CHAPTER 8 DISSOLUTION OF THE CHAMBER

Article 26

The Chamber can be dissolved:

26.1    When it appears that the objectives or activities of the Chamber become contrary to law or endanger the economic well-being or security of the country, or the public peace, order, and good morals of the country.

26.2    When the Chamber acts in violation of Section 29 of the Chamber of Commerce Act and such violation is grossly damaging.

26.3    When the Chamber is no longer able to carry on its activities, or has ceased activities for two years or more.

26.4    When it appears that the Chamber has caused or permitted a person other than a director to exercise the functions of a director in conducting its affairs.

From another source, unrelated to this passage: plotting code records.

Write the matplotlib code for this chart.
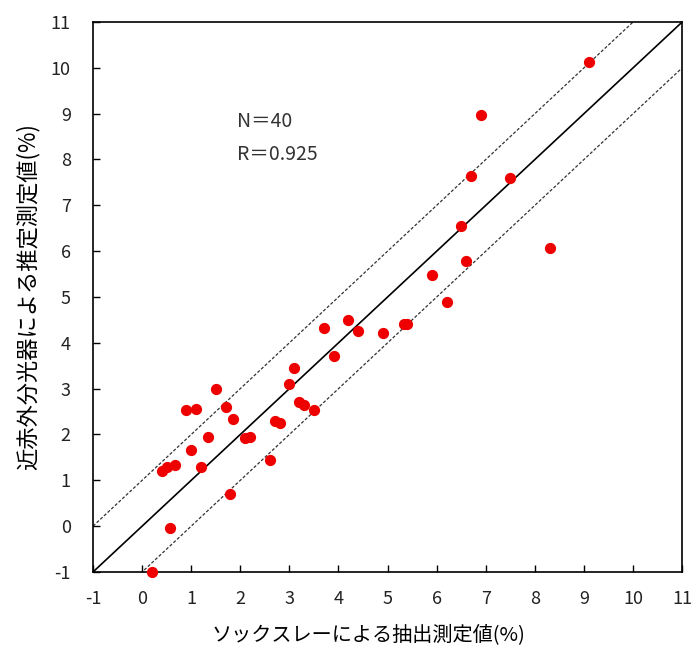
import matplotlib
matplotlib.use('Agg')
import matplotlib.pyplot as plt
import numpy as np

plt.rcParams['font.family'] = ['Noto Sans CJK JP', 'DejaVu Sans']
plt.rcParams['axes.unicode_minus'] = False

# Soxhlet extraction (x) vs NIR estimate (y), %
soxhlet = [9.1, 6.9, 6.7, 7.5, 6.5, 8.3, 6.6, 5.9, 6.2,
           3.7, 4.2, 4.4, 4.9, 3.9, 3.1, 3.0, 1.5, 0.9, 1.1,
           1.7, 1.85, 3.2, 3.3, 3.5, 2.7, 2.8, 1.35, 2.1, 2.2,
           1.0, 2.6, 0.4, 0.5, 0.67, 1.2, 1.8, 0.57, 0.2,
           5.33, 5.4]
nir = [10.13, 8.97, 7.63, 7.59, 6.55, 6.06, 5.79, 5.48, 4.9,
       4.33, 4.49, 4.26, 4.22, 3.72, 3.46, 3.11, 3.0, 2.53, 2.56,
       2.6, 2.33, 2.71, 2.64, 2.53, 2.29, 2.25, 1.95, 1.92, 1.95,
       1.66, 1.44, 1.2, 1.29, 1.34, 1.29, 0.7, -0.05, -0.99,
       4.4, 4.4]
ticks = list(range(-1, 12))

fig = plt.figure(figsize=(6.94, 6.54), dpi=100)
ax = fig.add_axes([0.134, 0.1254, 0.849, 0.8410])

# 1:1 line and +/-1 bands
line = np.array([-1, 11])
ax.plot(line, line, color='black', lw=1.2)
ax.plot(line, line + 1, color='#333333', lw=0.9, ls=(0, (2.5, 1.5)))
ax.plot(line, line - 1, color='#333333', lw=0.9, ls=(0, (2.5, 1.5)))

ax.scatter(soxhlet, nir, s=50, color='#ee0000', zorder=3, clip_on=False)

ax.set_xlim(-1, 11)
ax.set_ylim(-1, 11)
ax.set_xticks(ticks)
ax.set_yticks(ticks)
ax.tick_params(direction='in', length=5, width=1, labelsize=13, labelcolor='#222222')
ax.tick_params(axis='x', pad=13)
ax.tick_params(axis='y', pad=16)
for s in ax.spines.values():
    s.set_linewidth(1.2)

ax.text(1.94, 8.82, 'N＝40', fontsize=14, va='center', color='#333333')
ax.text(1.94, 8.10, 'R＝0.925', fontsize=14, va='center', color='#333333')

ax.set_xlabel('ソックスレーによる抽出測定値(%)', fontsize=14.5, labelpad=12)
ax.xaxis.set_label_coords(0.467, -0.095)
ax.set_ylabel('近赤外分光器による推定測定値(%)', fontsize=16, labelpad=8)

fig.savefig('out.png', dpi=100)
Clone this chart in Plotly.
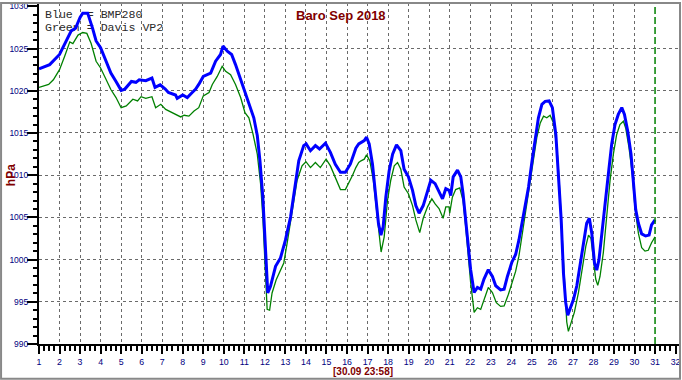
import plotly.graph_objects as go

# ---------------- data ----------------
blue_days = [
    1.00, 1.52, 2.00, 2.33, 2.57, 2.78, 3.00, 3.13, 3.37, 3.61,
    3.78, 4.00, 4.26, 4.50, 4.75, 5.00, 5.18, 5.50, 5.72, 5.88,
    6.20, 6.50, 6.65, 6.90, 7.15, 7.30, 7.65, 7.73, 8.00, 8.22,
    8.46, 8.63, 8.78, 9.00, 9.36, 9.60, 9.84, 9.96, 10.17, 10.38,
    10.57, 10.82, 10.99, 11.22, 11.46, 11.63, 11.76, 11.90, 12.03, 12.14,
    12.27, 12.52, 12.76, 13.00, 13.25, 13.49, 13.65, 13.89, 14.01, 14.22,
    14.46, 14.66, 14.95, 15.19, 15.43, 15.68, 15.92, 16.16, 16.27, 16.43,
    16.57, 16.68, 16.84, 16.95, 17.08, 17.24, 17.40, 17.53, 17.65, 17.76,
    17.89, 18.05, 18.22, 18.41, 18.62, 18.78, 18.99, 19.19, 19.35, 19.51,
    19.71, 19.87, 20.08, 20.29, 20.45, 20.65, 20.81, 20.97, 21.05, 21.17,
    21.38, 21.54, 21.65, 21.78, 21.91, 22.02, 22.19, 22.35, 22.51, 22.67,
    22.88, 23.08, 23.24, 23.48, 23.65, 23.81, 24.03, 24.21, 24.37, 24.51,
    24.68, 24.84, 25.00, 25.16, 25.32, 25.49, 25.65, 25.84, 26.00, 26.17,
    26.30, 26.43, 26.54, 26.65, 26.75, 26.86, 27.03, 27.19, 27.35, 27.51,
    27.67, 27.80, 27.92, 28.05, 28.16, 28.27, 28.40, 28.57, 28.73, 28.89,
    29.05, 29.21, 29.38, 29.51, 29.67, 29.83, 29.94, 30.06, 30.19, 30.35,
    30.54, 30.71, 30.83, 31.00,
]
blue_hpa = [
    1022.6, 1023.1, 1024.3, 1026.0, 1027.1, 1027.4, 1028.7, 1029.2, 1029.2, 1027.4,
    1025.9, 1025.1, 1023.5, 1022.1, 1021.1, 1020.05, 1020.2, 1021.1, 1021.0, 1021.3,
    1021.2, 1021.5, 1020.4, 1020.7, 1020.2, 1019.8, 1019.5, 1019.1, 1019.5, 1019.2,
    1019.8, 1020.2, 1020.75, 1021.7, 1022.1, 1023.5, 1024.3, 1025.3, 1024.7, 1024.3,
    1023.1, 1021.3, 1020.0, 1018.6, 1016.8, 1014.7, 1011.7, 1007.4, 1001.1, 996.05,
    996.8, 999.2, 1000.2, 1002.3, 1005.05, 1009.4, 1011.7, 1013.5, 1013.7, 1012.9,
    1013.5, 1013.1, 1013.8, 1012.7, 1011.3, 1010.35, 1010.35, 1011.3, 1012.1, 1013.2,
    1013.7, 1013.9, 1014.1, 1014.5, 1013.7, 1011.3, 1007.8, 1004.3, 1002.9, 1003.9,
    1007.4, 1010.5, 1012.5, 1013.6, 1012.9, 1010.7, 1009.8, 1008.2, 1006.4, 1005.5,
    1006.4, 1007.8, 1009.4, 1009.0, 1008.2, 1007.2, 1008.4, 1008.2, 1007.6, 1009.8,
    1010.6, 1009.8, 1007.8, 1004.7, 1000.8, 998.8, 996.1, 996.7, 996.5, 997.7,
    998.8, 998.0, 996.9, 996.4, 996.5, 998.0, 999.7, 1000.6, 1002.3, 1004.3,
    1006.3, 1008.6, 1011.5, 1014.3, 1016.8, 1018.4, 1018.75, 1018.8, 1018.0, 1014.8,
    1010.2, 1004.7, 998.4, 994.9, 993.4, 994.1, 995.3, 996.9, 999.2, 1002.0,
    1004.3, 1004.9, 1003.1, 999.6, 998.75, 1000.0, 1002.7, 1006.25, 1010.2, 1013.7,
    1016.0, 1017.2, 1018.0, 1017.2, 1015.2, 1012.5, 1009.4, 1005.9, 1004.3, 1003.05,
    1002.8, 1002.9, 1004.1, 1004.7,
]
green_days = [
    1.00, 1.47, 1.70, 2.00, 2.25, 2.50, 2.65, 2.90, 3.13, 3.33,
    3.54, 3.78, 4.00, 4.27, 4.50, 4.75, 5.00, 5.25, 5.57, 5.80,
    5.97, 6.20, 6.50, 6.68, 6.93, 7.17, 7.50, 7.90, 8.07, 8.30,
    8.55, 8.78, 9.00, 9.28, 9.44, 9.68, 9.92, 10.09, 10.33, 10.57,
    10.82, 11.03, 11.22, 11.42, 11.63, 11.79, 11.90, 12.03, 12.11, 12.23,
    12.35, 12.55, 12.76, 12.92, 13.08, 13.25, 13.41, 13.57, 13.81, 14.00,
    14.22, 14.46, 14.70, 14.98, 15.19, 15.43, 15.68, 15.92, 16.12, 16.27,
    16.43, 16.57, 16.68, 16.84, 16.95, 17.11, 17.28, 17.44, 17.57, 17.66,
    17.81, 17.97, 18.13, 18.30, 18.46, 18.62, 18.78, 18.99, 19.19, 19.35,
    19.54, 19.71, 19.92, 20.13, 20.29, 20.48, 20.68, 20.81, 20.97, 21.00,
    21.13, 21.29, 21.49, 21.65, 21.78, 21.91, 22.02, 22.19, 22.35, 22.51,
    22.67, 22.88, 23.08, 23.27, 23.48, 23.65, 23.86, 24.05, 24.21, 24.37,
    24.51, 24.76, 24.92, 25.08, 25.24, 25.41, 25.57, 25.73, 25.89, 26.05,
    26.22, 26.33, 26.46, 26.59, 26.70, 26.78, 26.91, 27.07, 27.27, 27.46,
    27.63, 27.76, 27.88, 28.00, 28.11, 28.21, 28.32, 28.48, 28.65, 28.81,
    28.97, 29.13, 29.29, 29.46, 29.57, 29.73, 29.89, 30.02, 30.19, 30.35,
    30.51, 30.67, 30.83, 31.00,
]
green_hpa = [
    1020.4, 1020.75, 1021.3, 1022.5, 1024.1, 1025.8, 1025.6, 1026.6, 1026.9, 1026.8,
    1025.6, 1023.5, 1022.7, 1021.3, 1020.15, 1019.2, 1018.0, 1018.2, 1019.0, 1018.8,
    1019.3, 1019.1, 1019.3, 1018.0, 1018.4, 1017.8, 1017.4, 1016.9, 1017.1, 1017.0,
    1017.6, 1018.0, 1019.4, 1019.8, 1020.75, 1021.7, 1022.9, 1022.3, 1021.9, 1020.75,
    1019.2, 1017.4, 1016.8, 1014.9, 1012.5, 1009.0, 1005.1, 999.2, 994.1, 994.0,
    996.05, 997.6, 998.8, 999.6, 1001.9, 1004.7, 1007.0, 1009.4, 1011.1, 1011.6,
    1010.9, 1011.5, 1010.9, 1011.9, 1011.1, 1009.8, 1008.3, 1008.3, 1009.2, 1010.0,
    1010.9, 1011.5, 1011.7, 1011.9, 1012.4, 1011.7, 1009.4, 1005.9, 1002.3, 1000.9,
    1002.7, 1007.0, 1009.4, 1011.1, 1011.5, 1010.7, 1008.6, 1007.8, 1006.4, 1004.7,
    1003.2, 1004.9, 1006.25, 1007.2, 1006.6, 1006.05, 1004.9, 1006.25, 1006.25, 1005.5,
    1007.4, 1008.3, 1008.5, 1007.0, 1003.9, 1000.0, 997.3, 993.75, 994.3, 994.1,
    995.3, 996.7, 996.1, 994.9, 994.45, 994.5, 995.9, 997.5, 998.6, 1000.4,
    1002.7, 1006.25, 1009.0, 1011.7, 1014.45, 1016.2, 1017.0, 1016.8, 1017.1, 1016.2,
    1013.3, 1009.4, 1003.5, 996.9, 992.6, 991.5, 992.4, 993.75, 996.1, 998.8,
    1001.6, 1002.9, 1002.5, 1000.0, 997.7, 996.95, 998.0, 1000.8, 1005.1, 1009.4,
    1012.5, 1014.8, 1016.0, 1016.4, 1015.6, 1013.3, 1010.2, 1006.25, 1003.1, 1001.4,
    1001.0, 1001.1, 1002.0, 1002.7,
]

title_text = "Baro Sep 2018"
stamp_text = "[30.09 23:58]"
legend_lines = ["Blue  = BMP280", "Green = Davis VP2"]
x_grid_days = list(range(2, 31))
y_grid_hpa = list(range(995, 1030, 5))
now_day = 31

# ---------------- geometry ----------------
W, H = 682, 380
ML, MR, MT, MB = 39, 2, 1, 36
PW, PH = W - ML - MR, H - MT - MB
X_RANGE = [1, 1 + PW / 20.567]
Y_RANGE = [990, 990 + PH / 8.49]

def px_x(px):
    return (px - ML) / PW

def px_y(py):
    return (H - MB - py) / PH

SANS = "Liberation Sans, Arial, sans-serif"
NAVY = "#000080"
DARKRED = "#800000"

fig = go.Figure()

# empty trace that creates the overlaid grid subplot (x2/y2)
fig.add_trace(go.Scatter(x=[], y=[], xaxis="x2", yaxis="y2", mode="lines",
                         hoverinfo="skip", showlegend=False))

# legend text (under the curves)
lx = X_RANGE[0] + (45 - ML) / 20.567
ly1 = Y_RANGE[1] - (13.3 - MT) / 8.49
ly2 = Y_RANGE[1] - (26.7 - MT) / 8.49
fig.add_trace(go.Scatter(
    x=[lx, lx], y=[ly1, ly2], mode="text", text=legend_lines,
    textposition="middle right",
    textfont=dict(family="Liberation Mono, Courier New, monospace", size=11.6, color="#2a2a2a"),
    hoverinfo="skip", showlegend=False,
))

fig.add_trace(go.Scatter(
    x=green_days, y=green_hpa, mode="lines",
    line=dict(color="#008000", width=1.3), showlegend=False,
))
fig.add_trace(go.Scatter(
    x=blue_days, y=blue_hpa, mode="lines",
    line=dict(color="#0000ff", width=3), showlegend=False,
))

shapes = [
    dict(type="line", xref="x", yref="paper", x0=now_day, x1=now_day, y0=0, y1=1,
         line=dict(color="#008000", width=1.5, dash="7px,3px"), layer="above"),
    # outer frame of the picture
    dict(type="rect", xref="paper", yref="paper",
         x0=px_x(1), x1=px_x(681), y0=px_y(379), y1=px_y(1),
         line=dict(color="#888888", width=2), fillcolor="rgba(0,0,0,0)", layer="above"),
]

annotations = [
    dict(text=f"<b>{title_text}</b>", xref="paper", yref="paper",
         x=px_x(341.7), y=px_y(13.3), xanchor="center", yanchor="middle",
         showarrow=False, font=dict(family=SANS, size=13, color=DARKRED)),
    dict(text="<b>hPa</b>", xref="paper", yref="paper",
         x=px_x(10.8), y=px_y(174.3), xanchor="center", yanchor="middle", textangle=-90,
         showarrow=False, font=dict(family=SANS, size=12, color=DARKRED)),
    dict(text=f"<b>{stamp_text}</b>", xref="paper", yref="paper",
         x=px_x(363.3), y=px_y(371.8), xanchor="center", yanchor="middle",
         showarrow=False, font=dict(family=SANS, size=10, color=DARKRED)),
]

grid_common = dict(showgrid=True, gridcolor="#6a6a6a", gridwidth=1, griddash="3px,3px",
                   showticklabels=False, ticks="", showline=False, zeroline=False)

fig.update_layout(
    width=W, height=H,
    margin=dict(l=ML, r=MR, t=MT, b=MB, pad=0),
    paper_bgcolor="white", plot_bgcolor="white",
    shapes=shapes, annotations=annotations,
    showlegend=False,
    xaxis=dict(
        range=X_RANGE, tickmode="linear", tick0=1, dtick=1,
        showgrid=False, zeroline=False,
        showline=True, linecolor="black", linewidth=2,
        ticks="outside", ticklen=8, tickwidth=2, tickcolor="black",
        tickfont=dict(family=SANS, size=8.8, color=NAVY),
        ticklabeloverflow="allow",
        minor=dict(dtick=0.25, tick0=1, ticks="outside", ticklen=5, tickwidth=1.5,
                   tickcolor="black", showgrid=False),
    ),
    yaxis=dict(
        range=Y_RANGE, tickmode="linear", tick0=990, dtick=5,
        showgrid=False, zeroline=False,
        showline=True, linecolor="black", linewidth=2,
        ticks="outside", ticklen=10, tickwidth=2, tickcolor="black",
        tickfont=dict(family=SANS, size=8.5, color=NAVY),
        ticklabeloverflow="allow", ticklabelstandoff=-3,
        minor=dict(dtick=1, tick0=990, ticks="outside", ticklen=4.5, tickwidth=1.5,
                   tickcolor="black", showgrid=False),
    ),
    xaxis2=dict(overlaying="x", anchor="y2", range=X_RANGE,
                tickmode="array", tickvals=x_grid_days, **grid_common),
    yaxis2=dict(overlaying="y", anchor="x2", range=Y_RANGE,
                tickmode="array", tickvals=y_grid_hpa, **grid_common),
)

fig.write_html("out.html")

26.5    By a motion passed by a two-third majority of the ordinary members present or represented at an Ordinary or Extraordinary General Meeting called for that purpose.

26.6    If the Chamber is declared bankrupt.

Article 27

In the case of dissolution of the Chamber according to Articles 26.5, the General Meeting must appoint the liquidators. If the Chamber has been dissolved by Article 26.1-26.4, the liquidators shall be elected by the Board of Directors.

Article 28

After dissolution of the Chamber, if any property or assets remain after liquidation, they must be transferred to a non-profit organization deemed worthy by the Board of Directors.

CHAPTER 9 TRANSITIONAL PROVISIONS

Article 29

Upon the issuance of a license for formation of the Chamber by the Chamber Registrar of Bangkok Metropolis, the promoters shall act as an interim Board of Directors until the first Board of Directors has been elected. The General Meeting of members for the purpose of electing the first Board shall be held within 180 days of issuance of the Chamber license.

Article 30

For the purposes of Article 12, the promoters shall be deemed to be ordinary members.

Article 31

This Constitution shall take effect on the date the Chamber Registrar for Bangkok Metropolis issues the Chamber a license for formation.